More than 267,000 infants died due to economic fallout from Covid

More than 267,000 excess infants deaths were reported worldwide in 2020 due to economic fallout from COVID-19, study suggests

  • A new study looked at GDPs for 128 low- and lower middle-income countries and the infant mortality rate per 1,000 children
  • An excess 267,000 infant deaths were reported in 2020, which is 7% higher than the 248,000 fatalities initially projected last year
  • The highest number of estimated excess infant deaths were seen in India, which had a total of 99,642
  • Researchers say the economic fallout likely led to malnutrition, lack of ability to access healthcare services and poor quality of these services

Hundreds of thousands of babies died last year due to the economic fallout from COVID-19, a new modeling study suggests.

Researchers from World Bank Group, a financial institution headquartered in Washington, DC, estimated that an extra 267,000 infant fatalities were reported n 2020 in low- and middle-income countries.

This is seven percent higher than the number of newborns that usually die in the course of a year.  

The team says the findings emphasize the vulnerability of the youngest age group to economic downturns, such as those brought about by the COVID-19 pandemic.

An excess 267,000 infant deaths were reported in 2020, 7% higher than the 248,000 fatalities initially projected last year. Pictured: Stamford Elementary school teacher Luciana Lira, 42, holds baby Neysel, then two weeks, to show his mother Zully, a Guatemalan asylum seeker, and her son Junior, 7, via Zoom in Connecticut, April 2020

Past studies have examined indirect deaths caused by COVID-19, meaning not from the virus itself.

For example, one study found 75,000 Americans died indirectly due the pandemic such as delaying seeking life-saving medical care.

And preliminary figures from the Centers for Disease Control and Prevention suggest that a record 93,000 people die from drug overdose deaths in the U.S. in 2020 due to the proliferation of fentanyl and the stress of the pandemic.

The new study examined the impact that countries’ falling Gross Domestic Product (GDP) had on the survival of children up to 12 months old.

For the study, published in BMJ Open, the team looked at data from the Demographic and Health Surveys (DHS) Program, which is implemented by ICF International. 

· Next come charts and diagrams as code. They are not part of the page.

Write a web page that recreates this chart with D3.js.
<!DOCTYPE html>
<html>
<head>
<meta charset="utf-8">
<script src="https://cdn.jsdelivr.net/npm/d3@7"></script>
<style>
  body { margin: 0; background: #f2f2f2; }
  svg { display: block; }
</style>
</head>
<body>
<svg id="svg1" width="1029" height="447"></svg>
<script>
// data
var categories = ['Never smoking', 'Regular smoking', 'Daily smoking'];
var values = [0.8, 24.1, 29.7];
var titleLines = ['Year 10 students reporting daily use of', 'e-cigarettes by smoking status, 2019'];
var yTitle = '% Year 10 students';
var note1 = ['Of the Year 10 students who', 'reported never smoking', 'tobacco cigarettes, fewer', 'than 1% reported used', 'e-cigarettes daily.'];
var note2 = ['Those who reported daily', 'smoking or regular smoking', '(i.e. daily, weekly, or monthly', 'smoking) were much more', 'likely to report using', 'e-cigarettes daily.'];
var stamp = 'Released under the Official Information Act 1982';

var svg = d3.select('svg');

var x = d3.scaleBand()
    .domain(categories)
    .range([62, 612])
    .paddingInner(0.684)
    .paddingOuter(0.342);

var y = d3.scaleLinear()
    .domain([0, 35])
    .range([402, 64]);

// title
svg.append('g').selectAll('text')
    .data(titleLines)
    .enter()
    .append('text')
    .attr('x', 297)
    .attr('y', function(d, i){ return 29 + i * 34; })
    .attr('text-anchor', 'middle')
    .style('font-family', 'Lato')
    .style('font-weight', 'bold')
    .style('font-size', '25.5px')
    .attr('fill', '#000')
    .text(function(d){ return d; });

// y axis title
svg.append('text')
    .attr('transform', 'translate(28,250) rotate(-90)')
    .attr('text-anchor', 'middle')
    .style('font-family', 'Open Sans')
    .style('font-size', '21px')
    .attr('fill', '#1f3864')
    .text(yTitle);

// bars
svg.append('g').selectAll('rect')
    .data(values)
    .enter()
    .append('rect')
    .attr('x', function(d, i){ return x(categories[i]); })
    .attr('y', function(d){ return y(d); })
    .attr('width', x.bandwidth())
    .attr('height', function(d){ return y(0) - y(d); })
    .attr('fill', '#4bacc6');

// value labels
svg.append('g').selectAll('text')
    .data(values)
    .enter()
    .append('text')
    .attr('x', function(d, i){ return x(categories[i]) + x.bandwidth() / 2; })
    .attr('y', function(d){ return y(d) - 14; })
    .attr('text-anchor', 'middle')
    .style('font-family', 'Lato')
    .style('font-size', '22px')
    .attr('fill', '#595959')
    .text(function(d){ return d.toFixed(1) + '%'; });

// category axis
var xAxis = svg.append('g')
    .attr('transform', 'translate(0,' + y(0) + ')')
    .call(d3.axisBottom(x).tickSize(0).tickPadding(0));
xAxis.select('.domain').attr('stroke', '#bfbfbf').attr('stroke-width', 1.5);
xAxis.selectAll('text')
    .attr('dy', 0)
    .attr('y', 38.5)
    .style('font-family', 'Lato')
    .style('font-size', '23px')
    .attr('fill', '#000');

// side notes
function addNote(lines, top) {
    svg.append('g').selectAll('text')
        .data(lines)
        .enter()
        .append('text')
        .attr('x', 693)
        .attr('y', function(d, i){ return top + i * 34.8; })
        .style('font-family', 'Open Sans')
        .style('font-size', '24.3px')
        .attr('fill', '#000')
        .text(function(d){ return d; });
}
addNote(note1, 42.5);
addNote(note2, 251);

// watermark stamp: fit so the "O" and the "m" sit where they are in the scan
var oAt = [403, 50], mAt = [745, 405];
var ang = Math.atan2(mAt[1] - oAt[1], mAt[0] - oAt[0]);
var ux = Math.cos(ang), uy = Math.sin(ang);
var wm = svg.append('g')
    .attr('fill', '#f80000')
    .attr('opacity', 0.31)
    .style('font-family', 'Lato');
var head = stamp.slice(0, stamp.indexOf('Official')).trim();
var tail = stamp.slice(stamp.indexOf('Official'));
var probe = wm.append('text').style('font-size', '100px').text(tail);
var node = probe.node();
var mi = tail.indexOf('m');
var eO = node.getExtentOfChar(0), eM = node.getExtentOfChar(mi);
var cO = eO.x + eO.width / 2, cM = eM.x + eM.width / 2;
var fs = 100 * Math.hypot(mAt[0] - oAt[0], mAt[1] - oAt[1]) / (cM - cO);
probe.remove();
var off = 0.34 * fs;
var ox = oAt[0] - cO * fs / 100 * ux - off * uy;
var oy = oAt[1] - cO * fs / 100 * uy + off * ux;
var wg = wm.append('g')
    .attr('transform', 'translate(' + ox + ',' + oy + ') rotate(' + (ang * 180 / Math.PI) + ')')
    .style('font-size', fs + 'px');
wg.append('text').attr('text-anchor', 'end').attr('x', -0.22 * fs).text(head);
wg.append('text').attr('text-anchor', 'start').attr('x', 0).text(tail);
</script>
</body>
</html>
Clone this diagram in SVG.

Researchers looked at GDP in 128 low- and lower middle-income countries including in sub-Saharan Africa, South and East Asia, the Middle East and Europe

Next, they looked at the infant mortality rate per 1,000 children. 

Calculations found that 267,208 infants from low- and middle-income countries died in 2020.

This figure represents a seven percent increase from the roughly 248,000 infant deaths that were initially projected last year. 

The highest numbers of estimated excess infant deaths were seen in South Asia with 113,141 – making up about 42 percent of all deaths last year.

Of all the countries, India had the highest total number of newborn deaths at 99,642.

The authors compared the 82,239 deaths estimate for Africa in 2020 to the 50,000 estimated in the year following the 2009 financial crisis.

They note that this shows the COVID-19 pandemic was even more devastating for the economy than the Great Recession.   

‘Regardless of the exact number of projected deaths, the large number of excess infant deaths estimated in our analysis underscores the vulnerability of this age group to negative aggregate income shocks, such as those induced by the COVID-19 pandemic,’ the authors wrote.

The team says there could be several reasons how the economic fallout led to children under age one are dying at such high rates.  

This includes malnutrition, lack of ability to access healthcare services and poor quality of these services.   

‘As countries, health systems, and the wider global community continue efforts to prevent and treat COVID-19, we should also consider resources to stabilize health systems and strengthen social safety nets in order to mitigate the human, social, and economic consequences of the pandemic and related lockdown policies,’ they wrote.